The Barents Sea naval manoeuvres have been cited as the latest in a number of US and NATO-led operations in the Arctic, with the likely possibility of more to follow, given the ongoing concerns about developing Russian, and conceivably Chinese, security activities in the region.
In a statement by the US Naval Forces Europe-Africa headquarters, it was noted that American Naval vessels with the USS Harry S Truman Carrier Strike Group and the USS Iwo Jima Expeditionary Strike Group participated in the Trident Juncture NATO exercises in the Arctic in October-November 2018, and US naval vessels also periodically operated in the Arctic Ocean last year. The Cold Response NATO exercises scheduled for March this year in northern Norway were also meant to signify emerging US strength north of the Arctic Circle, but they were curtailed as the global coronavirus crisis began to intensify. Last week, it was also reported that plans were circulating [in Icelandic] to open up Iceland’s port of Helguvík to NATO vessels.
While it remains to be seen whether the Barents exercise, and future operations, will influence future Russian strategic interests in the Arctic, the manoeuvres were successful in calling attention to renewed American interests in the region.
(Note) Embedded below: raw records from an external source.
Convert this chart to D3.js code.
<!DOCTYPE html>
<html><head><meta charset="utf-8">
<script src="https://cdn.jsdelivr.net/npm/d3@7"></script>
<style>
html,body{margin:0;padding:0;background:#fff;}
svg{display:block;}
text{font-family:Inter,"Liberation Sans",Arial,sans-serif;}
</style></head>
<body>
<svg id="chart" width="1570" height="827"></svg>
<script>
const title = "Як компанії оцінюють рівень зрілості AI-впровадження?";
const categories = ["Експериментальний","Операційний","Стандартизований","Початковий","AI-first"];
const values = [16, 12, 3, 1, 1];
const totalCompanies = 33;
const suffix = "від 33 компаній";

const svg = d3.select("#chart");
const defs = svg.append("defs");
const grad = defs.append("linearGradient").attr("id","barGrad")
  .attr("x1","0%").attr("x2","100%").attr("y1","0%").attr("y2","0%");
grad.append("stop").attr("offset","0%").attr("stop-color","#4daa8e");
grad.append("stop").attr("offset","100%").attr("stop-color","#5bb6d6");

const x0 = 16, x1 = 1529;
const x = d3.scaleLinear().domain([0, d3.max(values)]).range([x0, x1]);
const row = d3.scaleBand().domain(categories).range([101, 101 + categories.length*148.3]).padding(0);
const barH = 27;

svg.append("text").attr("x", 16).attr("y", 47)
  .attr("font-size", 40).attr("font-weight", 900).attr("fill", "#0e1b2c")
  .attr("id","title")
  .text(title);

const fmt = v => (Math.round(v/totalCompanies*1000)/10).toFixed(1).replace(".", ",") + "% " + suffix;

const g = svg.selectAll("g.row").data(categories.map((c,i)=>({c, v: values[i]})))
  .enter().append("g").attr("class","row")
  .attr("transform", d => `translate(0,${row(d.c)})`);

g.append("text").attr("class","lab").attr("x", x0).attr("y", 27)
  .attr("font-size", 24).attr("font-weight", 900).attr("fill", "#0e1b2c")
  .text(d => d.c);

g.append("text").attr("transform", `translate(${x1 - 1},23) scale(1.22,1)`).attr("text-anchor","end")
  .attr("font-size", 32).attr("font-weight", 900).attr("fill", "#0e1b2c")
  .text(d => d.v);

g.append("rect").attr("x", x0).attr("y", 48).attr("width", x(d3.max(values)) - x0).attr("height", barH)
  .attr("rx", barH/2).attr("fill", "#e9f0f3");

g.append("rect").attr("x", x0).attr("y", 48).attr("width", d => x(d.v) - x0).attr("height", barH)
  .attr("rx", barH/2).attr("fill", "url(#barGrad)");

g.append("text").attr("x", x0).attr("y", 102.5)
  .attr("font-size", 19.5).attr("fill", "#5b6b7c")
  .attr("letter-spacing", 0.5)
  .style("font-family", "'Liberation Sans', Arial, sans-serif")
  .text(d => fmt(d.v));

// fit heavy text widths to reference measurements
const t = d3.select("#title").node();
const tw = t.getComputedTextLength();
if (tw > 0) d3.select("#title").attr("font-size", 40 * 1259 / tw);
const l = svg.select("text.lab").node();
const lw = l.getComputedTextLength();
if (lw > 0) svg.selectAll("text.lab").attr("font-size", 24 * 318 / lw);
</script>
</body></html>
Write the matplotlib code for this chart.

However, a looming question is whether future such Arctic operations might take place, given the stated disagreements between the US and Russia over navigation rights in the NSR, (as well as differences between Ottawa and Washington over the legal status of the Northwest Passage in the Canadian Arctic Archipelago).
Any potential freedom of navigation missions in either passage, however, would be highly risky both due to the considerable restraints on the American icebreaker fleet but also the much stronger diplomatic fallout such operations would generate. Nonetheless, given the strong shift in Washington’s Arctic policy towards enhancing US power projection capabilities in the region, exercises similar to that in the Barents last week may become more commonplace in the near future.
Addendum (14/05/20): It was reported today that the Left Green Movement, which governs Iceland in cooperation with the Independence and Progressive Parties, had rejected the proposal to develop a harbour and infrastructure for NATO vessels at Helguvík. The other two governing parties had supported the project.